Metrotvnews.com, Jakarta: Program hilirisasi sektor pertambangan nampaknya tidak akan berjalan semenjak dikeluarkannya kebijakan relaksasi ekspor.
Direktur Eksekutif Indonesia Resources Studies (IRESS) Marwan Batubara mengatakan semula pemerintah berjanji akan konsisten menjalankan Undang-Undang Minerba Nomor 4 Tahun 2009 untuk memperbesar nilai tambah melalui program hilirisasi.
Namun kenyataannya, memasuki tahun ketiga pemerintahan, program hilirisasi tinggal angan-angan. Pemerintah mengizinkan kembali mengekspor konsentrat, mineral mentah kadar rendah untuk bauksit, serta nikel.
"Kebijakan hilirisasi merupakan amanat Pasal 33 UUD 1945 demi meningkatkan kesejahteraan masyarakat," kata Marwan dalam diskusi di kawasan Senayan, Jakarta, Kamis 20 Juli 2017.
Marwan juga menjelaskan, dengan relaksasi itu justru mengurangi kesempatan negara berupa PDB, PDRB, penerimaan pajak, investasi luar negeri, perputaran kegiatan ekonomi dan pendapatan masyarakat.
"Kebijakan relaksasi pun akan menghambat penyediaan bahan baku industri di dalam negeri, yang berakibat terkurasnya devisa untuk melakukan impor," imbuh dia.
Adanya relaksasi ekspor yang dibuat pemerintah melalui Peraturan Pemerintah Nomor 1 Tahun 2017 dan Peraturan Menteri Nomor 5 dan 6 Tahun 2017 itu juga memberikan sinyal yang buruk bagi investasi pembangunan smelter atau bahkan bagi iklim investasi secara keseluruhan.

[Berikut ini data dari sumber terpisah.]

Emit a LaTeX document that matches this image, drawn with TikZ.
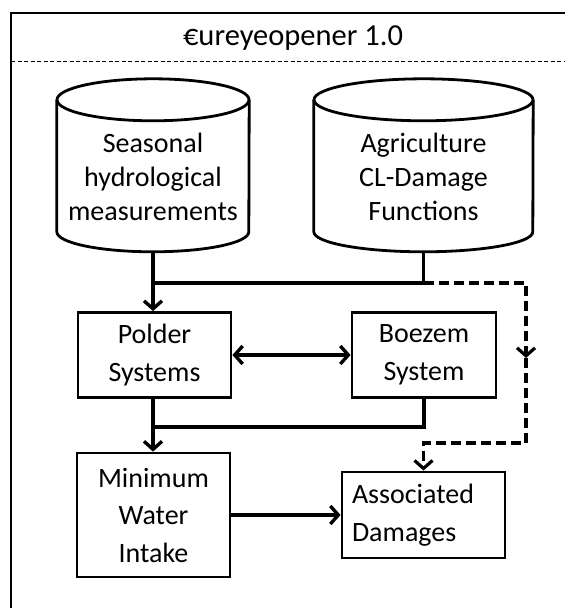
\documentclass[tikz,border=0pt]{standalone}
\usepackage{fontspec}
\setmainfont{Carlito}
\usetikzlibrary{arrows.meta,calc}
\begin{document}
\begin{tikzpicture}[x=1pt,y=-1pt,
  cylnode/.style={font=\fontsize{28}{34}\selectfont, align=center, inner sep=0pt, minimum height=152pt},
  boxnode/.style={draw, line width=2.8pt, font=\fontsize{28}{37.5}\selectfont, align=center, inner sep=0pt},
  cylline/.style={line width=2.8pt},
  conn/.style={line width=3.4pt},
  tip/.style={-{Straight Barb[length=8pt,width=18pt]}},
  dashline/.style={line width=3.2pt, dash pattern=on 10pt off 5pt},
  frame/.style={line width=2pt},
  sepline/.style={line width=0.9pt, dash pattern=on 4pt off 2.5pt}]
\useasboundingbox (0,0) rectangle (565,608);
\clip (0,0) rectangle (565,608);
\fill[white] (0,0) rectangle (565,608);
% frame and title
\draw[frame] (11,13) rectangle (600,650);
\draw[sepline] (11,61) -- (565,61);
\node[font=\fontsize{30.5}{34}\selectfont, inner sep=0pt] (title) at (293,38) {€ureyeopener 1.0};
% cylinders
\node[cylnode, minimum width=192pt] (seas) at (153,177) {Seasonal\\hydrological\\measurements};
\node[cylnode, minimum width=219pt] (agri) at (423.5,177) {Agriculture\\CL-Damage\\Functions};
\draw[cylline] ($(seas.north)+(0,-1)$) ellipse [x radius=96pt, y radius=21pt];
\draw[cylline] ($(seas.north west)+(0,-1)$) -- ++(0,132) arc[start angle=180, end angle=360, x radius=96pt, y radius=20pt] -- ($(seas.north east)+(0,-1)$);
\draw[cylline] ($(agri.north)+(0,-1)$) ellipse [x radius=109.5pt, y radius=21pt];
\draw[cylline] ($(agri.north west)+(0,-1)$) -- ++(0,132) arc[start angle=180, end angle=360, x radius=109.5pt, y radius=20pt] -- ($(agri.north east)+(0,-1)$);
% boxes
\node[boxnode, minimum width=153pt, minimum height=85pt] (polder) at (154.5,355) {Polder\\Systems};
\node[boxnode, minimum width=144pt, minimum height=85pt] (boezem) at (424,355) {Boezem\\System};
\node[boxnode, minimum width=153pt, minimum height=124pt] (minw) at (153.5,515) {Minimum\\Water\\Intake};
\node[boxnode, text width=143pt, inner sep=10pt, minimum height=86pt, align=left] (assoc) at (423.5,515) {Associated\\Damages};
% connectors
\coordinate (j1) at (153,283);
\coordinate (j2) at (153,427);
\coordinate (dr) at (526,283);
\coordinate (dmid) at (526,358);
\coordinate (db) at (526,443);
\draw[conn, tip] (seas.south) -- (seas.south |- polder.north);
\draw[conn] (agri.south) |- (j1);
\draw[dashline, tip] (agri.south |- j1) -- (dr) -- (dmid);
\draw[dashline, tip] (dmid) -- (db) -| (assoc.north);
\draw[conn, {Straight Barb[length=8pt,width=18pt]}-{Straight Barb[length=8pt,width=18pt]}] (polder.east) -- (boezem.west);
\draw[conn] (boezem.south) |- (j2);
\draw[conn, tip] (j2 |- polder.south) -- (j2 |- minw.north);
\draw[conn, tip] (minw.east) -- (minw.east -| assoc.west);
\end{tikzpicture}
\end{document}
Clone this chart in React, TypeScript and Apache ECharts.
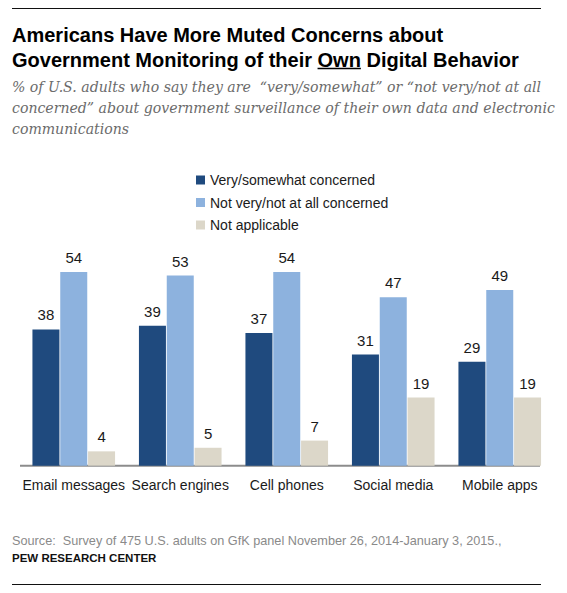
import React, { useEffect, useRef } from "react";
import * as echarts from "echarts";

const categories = ["Email messages", "Search engines", "Cell phones", "Social media", "Mobile apps"];
const seriesNames = ["Very/somewhat concerned", "Not very/not at all concerned", "Not applicable"];
const concerned = [38, 39, 37, 31, 29];
const notConcerned = [54, 53, 54, 47, 49];
const notApplicable = [4, 5, 7, 19, 19];
const seriesColors = ["#1f4a7e", "#8db2de", "#dcd7c9"];

const titleLine1 = "Americans Have More Muted Concerns about";
const titleLine2Pre = "Government Monitoring of their ";
const titleLine2Own = "Own";
const titleLine2Post = " Digital Behavior";
const subtitleLines = [
  "% of U.S. adults who say they are  \u201cvery/somewhat\u201d or \u201cnot very/not at all",
  "concerned\u201d about government surveillance of their own data and electronic",
  "communications",
];
const sourceText = "Source:  Survey of 475 U.S. adults on GfK panel November 26, 2014-January 3, 2015.,";
const brandText = "PEW RESEARCH CENTER";

const SANS = "'Liberation Sans', Arial, sans-serif";
const SERIF = "'DejaVu Serif', Georgia, serif";

function measure(text: string, font: string): number {
  const ctx = document.createElement("canvas").getContext("2d");
  if (!ctx) return text.length * 10;
  ctx.font = font;
  return ctx.measureText(text).width;
}

export default function App() {
  const ref = useRef<HTMLDivElement>(null);
  useEffect(() => {
    document.body.style.margin = "0";
    if (!ref.current) return;
    const chart = echarts.init(ref.current, null, { renderer: "svg" });

    const titleFont = `bold 20px ${SANS}`;
    const preW = measure(titleLine2Pre, titleFont);
    const ownW = measure(titleLine2Own, titleFont);
    const titleX = 12;

    const valueLabel = {
      show: true,
      position: "top" as const,
      distance: 7,
      fontSize: 15,
      color: "#1a1a1a",
      fontFamily: SANS,
    };

    const seriesData = [concerned, notConcerned, notApplicable];

    chart.setOption({
      animation: false,
      backgroundColor: "#ffffff",
      grid: { left: 20.5, width: 532.5, top: 250.5, bottom: 127.3, containLabel: false },
      legend: {
        orient: "vertical",
        left: 191,
        top: 167,
        icon: "rect",
        itemWidth: 9,
        itemHeight: 9,
        itemGap: 6.5,
        textStyle: { fontSize: 14, color: "#1a1a1a", fontFamily: SANS, lineHeight: 16 },
        data: seriesNames,
        selectedMode: false,
      },
      xAxis: {
        type: "category",
        data: categories,
        axisLine: { show: false },
        axisTick: { show: false },
        axisLabel: { fontSize: 14, color: "#1a1a1a", fontFamily: SANS, margin: 12, interval: 0 },
      },
      yAxis: {
        type: "value",
        min: 0,
        max: 60,
        show: false,
        splitLine: { show: false },
      },
      series: seriesNames.map((name, i) => ({
        name,
        type: "bar",
        data: seriesData[i],
        barWidth: 27,
        barGap: "3%",
        itemStyle: { color: seriesColors[i] },
        label: valueLabel,
      })),
      graphic: [
        { type: "line", shape: { x1: 12, y1: 8.5, x2: 541, y2: 8.5 }, style: { stroke: "#111", lineWidth: 1.2 } },
        {
          type: "text",
          x: titleX,
          y: 35,
          style: { text: titleLine1, font: titleFont, fill: "#000", verticalAlign: "middle" },
        },
        {
          type: "text",
          x: titleX,
          y: 59.5,
          style: {
            text: titleLine2Pre + titleLine2Own + titleLine2Post,
            font: titleFont,
            fill: "#000",
            verticalAlign: "middle",
          },
        },
        {
          type: "line",
          shape: { x1: titleX + preW, y1: 68.5, x2: titleX + preW + ownW, y2: 68.5 },
          style: { stroke: "#000", lineWidth: 1.5 },
        },
        ...subtitleLines.map((t, i) => ({
          type: "text",
          x: 12,
          y: 87 + i * 21,
          style: {
            text: t,
            fontSize: 14.1,
            fontStyle: "italic",
            fontFamily: SERIF,
            fill: "#6b6b6b",
            verticalAlign: "middle",
          },
        })),
        { type: "line", shape: { x1: 20, y1: 465.7, x2: 540, y2: 465.7 }, style: { stroke: "#8c8c8c", lineWidth: 2 } },
        {
          type: "text",
          x: 12,
          y: 541,
          style: { text: sourceText, fontSize: 12.7, fontFamily: SANS, fill: "#8a8a8a", verticalAlign: "middle" },
        },
        {
          type: "text",
          x: 12,
          y: 558,
          style: {
            text: brandText,
            fontSize: 11.5,
            fontWeight: "bold",
            fontFamily: SANS,
            fill: "#111",
            verticalAlign: "middle",
          },
        },
        { type: "line", shape: { x1: 12, y1: 584.5, x2: 541, y2: 584.5 }, style: { stroke: "#111", lineWidth: 1.2 } },
      ],
    });
    return () => chart.dispose();
  }, []);
  return <div ref={ref} style={{ width: 567, height: 593 }} />;
}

"Dengan relaksasi pemerintah juga telah mengkhianati komitmen yang dibuat dengan para kontraktor yang telah melakukan investasi pembangunan smelter dalam 2-3 tahun terakhir," ucap dia.
Akibatnya, lanjut Marwan, dari relaksasi itu mengubah volume ekspor-impor konsentrat berubah, harga komoditas turun dan kelayakan investasi smelter pun ikut terganggu.
"Faktanya, dari 12 smelter bauksit dan nikel yang direncanakan dibangun pada 2015, ternyata yang terealisasi hanya lima smelter atau dari empat yang direncanakan pada 2016, hanya dua smelter yang terealisasi," tutup dia.